Potential homebuyers waiting for mortgage rates to move lower got a little bit of good news today. Freddie Mac's mortgage rates decreased once again this week. While slight, the drop will increase affordability for many who were priced out due to much higher rates last year.
The average rate on a 30-year fixed-rate loan decreased by 0.04 percentage points to 6.09% for the week ending February 2. This is the fourth consecutive week where rates have moved lower, decreasing by a total of 0.99 percentage points from November's peak of 7.08%.
Rates on the 15-year fixed-rate mortgage were also lower this week, averaging 5.14%.
"According to Freddie Mac research, this one percentage point reduction in rates can allow as many as three million more mortgage-ready consumers to qualify for and afford a $400,000 loan, which is the median home price," said Sam Khater, Freddie Mac's chief economist, in a press release.
The increase in affordability is already being seen in the market. While the last half of 2022 was extremely slow for home sales, there were signs of life at the end of the year. Pending home sales increased by 2.5% in December, according to the National Association of Realtors. It's the first monthly increase in the number of signed contracts since May of last year.
"Mortgage rates are the dominant factor driving home sales," said Lawrence Yun, chief economist at NAR, adding that the recent downward trend in rates is bringing stability to the housing market.
The Federal Reserve eases up on rate hikes
As many market analysts expected, the Federal Reserve announced a 0.25 percentage point rate increase to the federal funds rate on Wednesday. The increase brings the rate, which is the interest charged for overnight loans between banks, to a top range of 4.75%.
The rate hike was the eighth, and smallest, increase in a series of hikes that began last March when the Fed began its battle against inflation. So far, the central bank's aggressive monetary policy has reduced the rate of inflation from a peak of 9.1% in June to 6.5% in December.
Despite the pullback, Fed Chairman Jerome Powell reiterated the central bank's stance that more rate increases will be required to bring inflation back down to its target rate of 2%. How many more will depend on how the economy behaves over the next few months.
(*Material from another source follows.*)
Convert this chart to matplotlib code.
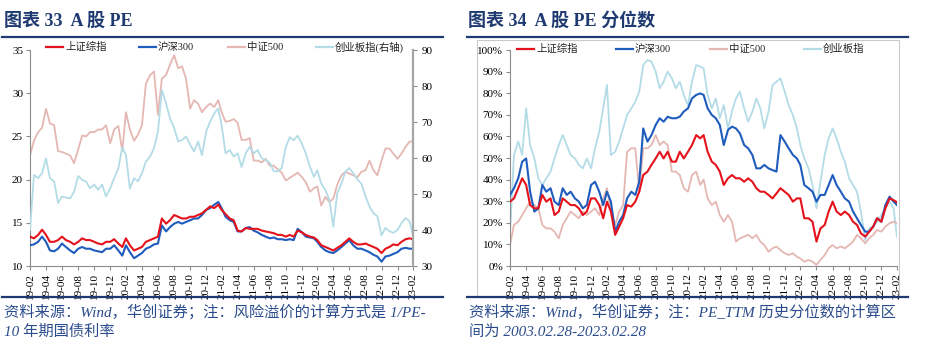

"Shifting to a slower pace will better allow the Committee to assess the economy's progress towards our goals, as we determine the extent of future increases that will be required to obtain a sufficiently restrictive stance," Powell said at the press conference announcing the increase.
Powell also stated that the Fed's terminal rate, or when the central bank will pause its rate increases, should be somewhere between 5% and 5.25%, indicating that at least one more rate hike of 0.25 percentage points is likely.
Markets are hoping that the Fed will pause rate hikes after the next meeting in March, with some analysts predicting a reduction in the fed fund rate by the end of the year.
"I think what remains uncertain is what happens going forward as investors are more optimistic about inflation's path than the Fed is willing to discuss at this point", says Selma Hepp, chief economist at CoreLogic, in an emailed statement to Money.
Indeed, the market's rosy view was not echoed by Powell after the Fed meeting, noting that while prices for goods are coming down, the same is not true for services (excluding housing), meaning inflation is still a major problem in the central bank's view.
As a result, Powell doesn't anticipate any rate reductions this year, although he added there could be change if inflation improves faster than expected.
"We will continue to make our decisions meeting by meeting, taking into account the totality of incoming data and their implication for the outlook for economic activity and inflation," Powell noted.